ANTI-TERRORIST police questioned up to a dozen Huddersfield University students in the wake of the July 7 London bombings.
Details of the inquiries were revealed today - hours after police released new images of the deadly bomb gang.
The Examiner understands the students were quizzed by detectives after their friendships with a number of the suicide bombers were uncovered.
Dewsbury's Mohammed Sadique Khan, 30, Shehzad Tanweer, 22, and Hasib Hussain, 19, from Leeds and former Rawthorpe High School student Jermaine Lindsay, 19, killed 52 people and injured hundreds more when they blew themselves up on London tube trains and a bus on July 7.
Police investigating the atrocities have appealed for help from the public as they try to piece together the build-up to the July 7 attacks.
Part of that work has involved probing the backgrounds of all four killers.
A university source said: "They were helping police with what they knew on a friendship level.
"They had known some of the bombers but had no idea what they were planning."
The massive investigation into the July 7 London bombings centred on four Yorkshire suicide bombers.
And as part of the inquiry, anti-terrorist officers quizzed University of Huddersfield students, it emerged today.
The police were trying to gather every scrap of information on the killers, who travelled south to London and murdered innocent passengers on three Tube trains and a bus.
Mohammed Sadique Khan, 30, of Thornhill Lees, Shehzad Tanweer, 22, and Hasib Hussain, 19, both from Leeds, and Jermaine Lindsay, 19, who went to school in Rawthorpe, killed 52 people and injured hundreds more when they blew themselves up on London tube trains and a bus on July 7.

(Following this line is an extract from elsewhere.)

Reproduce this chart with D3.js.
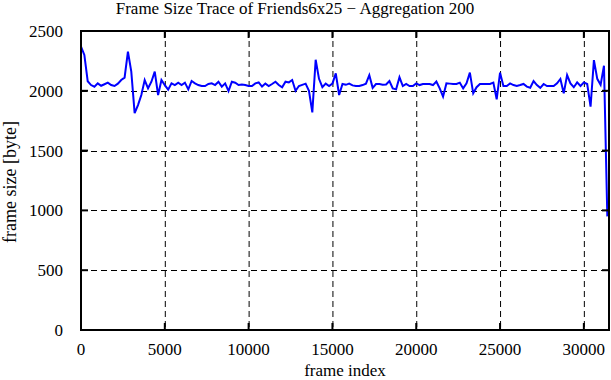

The news of the investigations at the University campus comes in the same week as a prominent academic said extremists could be recruiting new members by targeting students - including those in Huddersfield.
The claim, by Professor Anthony Glees, is to be published in a report due out this week.

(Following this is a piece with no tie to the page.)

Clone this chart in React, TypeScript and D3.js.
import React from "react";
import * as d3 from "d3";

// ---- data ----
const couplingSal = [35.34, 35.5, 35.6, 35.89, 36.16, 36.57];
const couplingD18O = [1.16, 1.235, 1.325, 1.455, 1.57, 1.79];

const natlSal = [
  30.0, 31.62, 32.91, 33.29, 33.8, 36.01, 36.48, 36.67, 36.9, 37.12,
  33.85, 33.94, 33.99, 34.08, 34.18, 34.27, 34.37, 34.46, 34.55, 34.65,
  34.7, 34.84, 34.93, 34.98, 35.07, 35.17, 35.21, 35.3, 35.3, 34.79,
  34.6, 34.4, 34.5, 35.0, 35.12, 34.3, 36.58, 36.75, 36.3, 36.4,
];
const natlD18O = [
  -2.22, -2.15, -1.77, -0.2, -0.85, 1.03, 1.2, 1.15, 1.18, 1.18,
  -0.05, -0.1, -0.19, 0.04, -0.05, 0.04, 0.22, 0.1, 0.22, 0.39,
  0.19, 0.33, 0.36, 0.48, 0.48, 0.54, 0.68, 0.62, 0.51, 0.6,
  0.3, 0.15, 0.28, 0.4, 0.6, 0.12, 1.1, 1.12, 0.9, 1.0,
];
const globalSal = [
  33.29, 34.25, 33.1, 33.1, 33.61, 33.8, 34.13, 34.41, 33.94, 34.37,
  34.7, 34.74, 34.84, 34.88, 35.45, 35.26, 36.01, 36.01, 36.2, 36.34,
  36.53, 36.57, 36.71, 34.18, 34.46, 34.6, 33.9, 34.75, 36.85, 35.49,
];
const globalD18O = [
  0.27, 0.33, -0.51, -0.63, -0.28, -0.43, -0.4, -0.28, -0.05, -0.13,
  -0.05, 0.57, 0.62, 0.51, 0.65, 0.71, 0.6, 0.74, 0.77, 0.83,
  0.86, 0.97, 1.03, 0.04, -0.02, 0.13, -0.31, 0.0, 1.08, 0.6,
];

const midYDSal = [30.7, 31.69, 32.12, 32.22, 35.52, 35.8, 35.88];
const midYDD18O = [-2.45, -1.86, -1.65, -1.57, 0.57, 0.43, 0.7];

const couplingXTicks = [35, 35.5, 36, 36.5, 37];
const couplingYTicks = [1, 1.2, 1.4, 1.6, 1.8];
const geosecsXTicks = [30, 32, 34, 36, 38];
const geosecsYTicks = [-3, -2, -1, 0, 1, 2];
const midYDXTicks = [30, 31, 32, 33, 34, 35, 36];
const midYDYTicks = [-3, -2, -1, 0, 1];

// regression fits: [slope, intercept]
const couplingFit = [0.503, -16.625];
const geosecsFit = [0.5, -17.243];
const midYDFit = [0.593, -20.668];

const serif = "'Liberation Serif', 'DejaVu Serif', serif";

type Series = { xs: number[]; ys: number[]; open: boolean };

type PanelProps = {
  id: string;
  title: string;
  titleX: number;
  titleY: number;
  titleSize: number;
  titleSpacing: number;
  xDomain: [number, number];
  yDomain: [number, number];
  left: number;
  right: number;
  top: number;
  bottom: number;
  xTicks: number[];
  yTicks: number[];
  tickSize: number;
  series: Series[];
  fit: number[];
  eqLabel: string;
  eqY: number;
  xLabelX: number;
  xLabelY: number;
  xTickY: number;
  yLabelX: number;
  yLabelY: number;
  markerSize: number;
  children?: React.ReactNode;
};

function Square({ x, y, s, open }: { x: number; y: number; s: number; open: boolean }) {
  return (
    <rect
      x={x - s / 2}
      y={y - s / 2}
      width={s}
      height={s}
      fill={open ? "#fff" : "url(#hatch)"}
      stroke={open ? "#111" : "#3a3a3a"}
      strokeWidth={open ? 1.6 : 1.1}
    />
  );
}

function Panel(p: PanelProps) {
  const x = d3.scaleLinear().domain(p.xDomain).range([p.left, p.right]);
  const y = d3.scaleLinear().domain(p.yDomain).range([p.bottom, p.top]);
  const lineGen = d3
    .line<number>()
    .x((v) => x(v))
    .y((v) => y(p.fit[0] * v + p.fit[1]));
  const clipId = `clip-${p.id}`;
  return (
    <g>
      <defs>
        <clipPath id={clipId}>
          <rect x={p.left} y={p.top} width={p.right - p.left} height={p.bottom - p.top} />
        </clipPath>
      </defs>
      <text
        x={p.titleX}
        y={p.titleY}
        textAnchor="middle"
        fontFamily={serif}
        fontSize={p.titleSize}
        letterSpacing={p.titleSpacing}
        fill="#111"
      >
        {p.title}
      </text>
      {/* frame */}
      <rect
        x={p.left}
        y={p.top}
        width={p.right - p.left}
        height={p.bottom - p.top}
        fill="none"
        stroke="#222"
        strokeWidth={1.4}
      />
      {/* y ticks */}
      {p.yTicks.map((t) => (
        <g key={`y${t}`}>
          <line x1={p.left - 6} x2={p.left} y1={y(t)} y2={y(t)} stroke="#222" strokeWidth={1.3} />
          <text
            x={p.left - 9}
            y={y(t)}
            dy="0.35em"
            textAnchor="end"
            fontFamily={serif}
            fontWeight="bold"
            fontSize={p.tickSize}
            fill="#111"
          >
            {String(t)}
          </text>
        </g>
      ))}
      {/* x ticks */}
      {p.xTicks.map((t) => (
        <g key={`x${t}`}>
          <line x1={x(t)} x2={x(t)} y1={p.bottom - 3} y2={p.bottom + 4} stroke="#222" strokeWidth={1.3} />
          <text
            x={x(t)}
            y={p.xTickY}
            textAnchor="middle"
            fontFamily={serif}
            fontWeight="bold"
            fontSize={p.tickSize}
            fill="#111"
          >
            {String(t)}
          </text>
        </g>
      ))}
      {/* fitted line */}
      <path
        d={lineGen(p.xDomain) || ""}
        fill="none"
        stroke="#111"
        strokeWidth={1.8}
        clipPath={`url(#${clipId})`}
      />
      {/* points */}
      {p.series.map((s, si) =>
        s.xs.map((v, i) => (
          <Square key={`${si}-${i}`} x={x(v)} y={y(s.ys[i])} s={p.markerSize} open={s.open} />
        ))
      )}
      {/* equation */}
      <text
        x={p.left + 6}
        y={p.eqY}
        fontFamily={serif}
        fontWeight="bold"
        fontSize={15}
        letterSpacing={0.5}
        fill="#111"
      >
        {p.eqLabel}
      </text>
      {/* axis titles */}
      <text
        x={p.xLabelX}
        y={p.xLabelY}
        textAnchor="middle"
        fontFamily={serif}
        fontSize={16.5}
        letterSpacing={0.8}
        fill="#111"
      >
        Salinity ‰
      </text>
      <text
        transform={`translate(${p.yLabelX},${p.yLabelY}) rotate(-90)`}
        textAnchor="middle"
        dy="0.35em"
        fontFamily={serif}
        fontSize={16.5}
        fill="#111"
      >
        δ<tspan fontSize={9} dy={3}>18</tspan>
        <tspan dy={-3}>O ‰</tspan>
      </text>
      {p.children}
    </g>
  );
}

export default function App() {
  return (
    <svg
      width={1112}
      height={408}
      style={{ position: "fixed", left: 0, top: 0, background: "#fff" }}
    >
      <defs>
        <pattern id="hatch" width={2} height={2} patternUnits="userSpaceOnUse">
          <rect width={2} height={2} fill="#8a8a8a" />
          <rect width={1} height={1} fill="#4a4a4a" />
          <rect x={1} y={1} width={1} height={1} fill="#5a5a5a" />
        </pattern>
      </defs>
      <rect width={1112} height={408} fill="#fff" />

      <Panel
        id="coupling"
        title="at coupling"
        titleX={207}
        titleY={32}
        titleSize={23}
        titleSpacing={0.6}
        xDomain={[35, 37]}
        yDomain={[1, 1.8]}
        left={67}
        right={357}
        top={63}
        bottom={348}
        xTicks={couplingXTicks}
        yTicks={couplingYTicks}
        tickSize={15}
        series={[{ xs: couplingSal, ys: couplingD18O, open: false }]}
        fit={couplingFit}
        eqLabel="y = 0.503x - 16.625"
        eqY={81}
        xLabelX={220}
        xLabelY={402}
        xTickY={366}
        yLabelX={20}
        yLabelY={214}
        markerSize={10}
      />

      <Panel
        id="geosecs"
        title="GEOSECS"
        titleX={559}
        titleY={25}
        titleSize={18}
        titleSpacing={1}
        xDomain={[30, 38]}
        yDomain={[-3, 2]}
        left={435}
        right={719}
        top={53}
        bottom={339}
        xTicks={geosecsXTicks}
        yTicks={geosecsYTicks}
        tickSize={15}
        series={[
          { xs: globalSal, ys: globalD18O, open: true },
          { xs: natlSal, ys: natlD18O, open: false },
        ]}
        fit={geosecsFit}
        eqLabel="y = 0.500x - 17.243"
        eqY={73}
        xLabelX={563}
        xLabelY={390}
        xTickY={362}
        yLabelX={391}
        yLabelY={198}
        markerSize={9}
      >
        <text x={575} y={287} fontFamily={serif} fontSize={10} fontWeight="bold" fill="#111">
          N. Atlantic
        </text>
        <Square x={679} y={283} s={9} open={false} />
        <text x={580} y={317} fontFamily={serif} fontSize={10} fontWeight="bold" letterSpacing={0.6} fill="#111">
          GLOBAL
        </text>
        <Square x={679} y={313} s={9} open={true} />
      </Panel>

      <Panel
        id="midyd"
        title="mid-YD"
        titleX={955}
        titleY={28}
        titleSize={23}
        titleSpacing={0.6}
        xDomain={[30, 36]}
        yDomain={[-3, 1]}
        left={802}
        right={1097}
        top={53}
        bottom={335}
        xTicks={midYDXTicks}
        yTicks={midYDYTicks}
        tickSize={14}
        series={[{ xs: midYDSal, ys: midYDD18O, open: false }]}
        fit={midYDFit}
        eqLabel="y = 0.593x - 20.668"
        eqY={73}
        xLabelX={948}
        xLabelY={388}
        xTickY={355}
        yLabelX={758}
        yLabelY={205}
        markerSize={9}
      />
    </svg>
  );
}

He says the extremists include Islamist Jihadists, animal rights activists and the British National Party.
Prof Glees said that every university in the UK needs to tighten up procedures to stop infiltration by extremist elements.
The Brunel University academic said, from the evidence collected in his study, there was no reason to believe any university was safe.
He said: "There is a culture of extremism and terrorism on Britain's campuses."
He told the Examiner: "Are these groups, which may support extreme or violent ends, operating officially or unofficially?
"At Huddersfield University, like other universities, there's no guarantee."
Last week education secretary Ruth Kelly told universities to watch out for extremists.
She said that after the terror attacks in London, universities should protect free thinking but inform police of "unacceptable behaviour" by students or staff.
Huddersfield University spokesman Phil Williams said they were aware of the threat from extremists.
He added: "We have never had any on campus.
"There was an issue of a Christian group which wasn't appropriate, but we worked with the student Christian group and chaplain and they never made it on to campus."
Mr Williams said they examined foreign student applications in detail.
He said: "There are bogus students coming to the UK, but it is slightly exaggerated.
"We check in detail and check qualifications to make sure there's no problems.
"We have never had an issue with any extremism on campus, but we are still wary of it.
"There is no room for complacency."
Meanwhile, the huge hunt continues. A dozen police officers in fluorescent jackets are still sifting through piles of stinking rubbish on a West Yorkshire waste site.
The men, who were wearing overalls under their jackets and white safety hats, appear to be systematically searching a small area of the rubbish heap at Skelton Grange, near Leeds, helped by two mechanical diggers.
One local resident said: "They've been here for weeks, dozens of them. They've been searching the same bit of rubbish every day it seems.
"The diggers skim off a layer at a time and then they move in and search it quite painstakingly."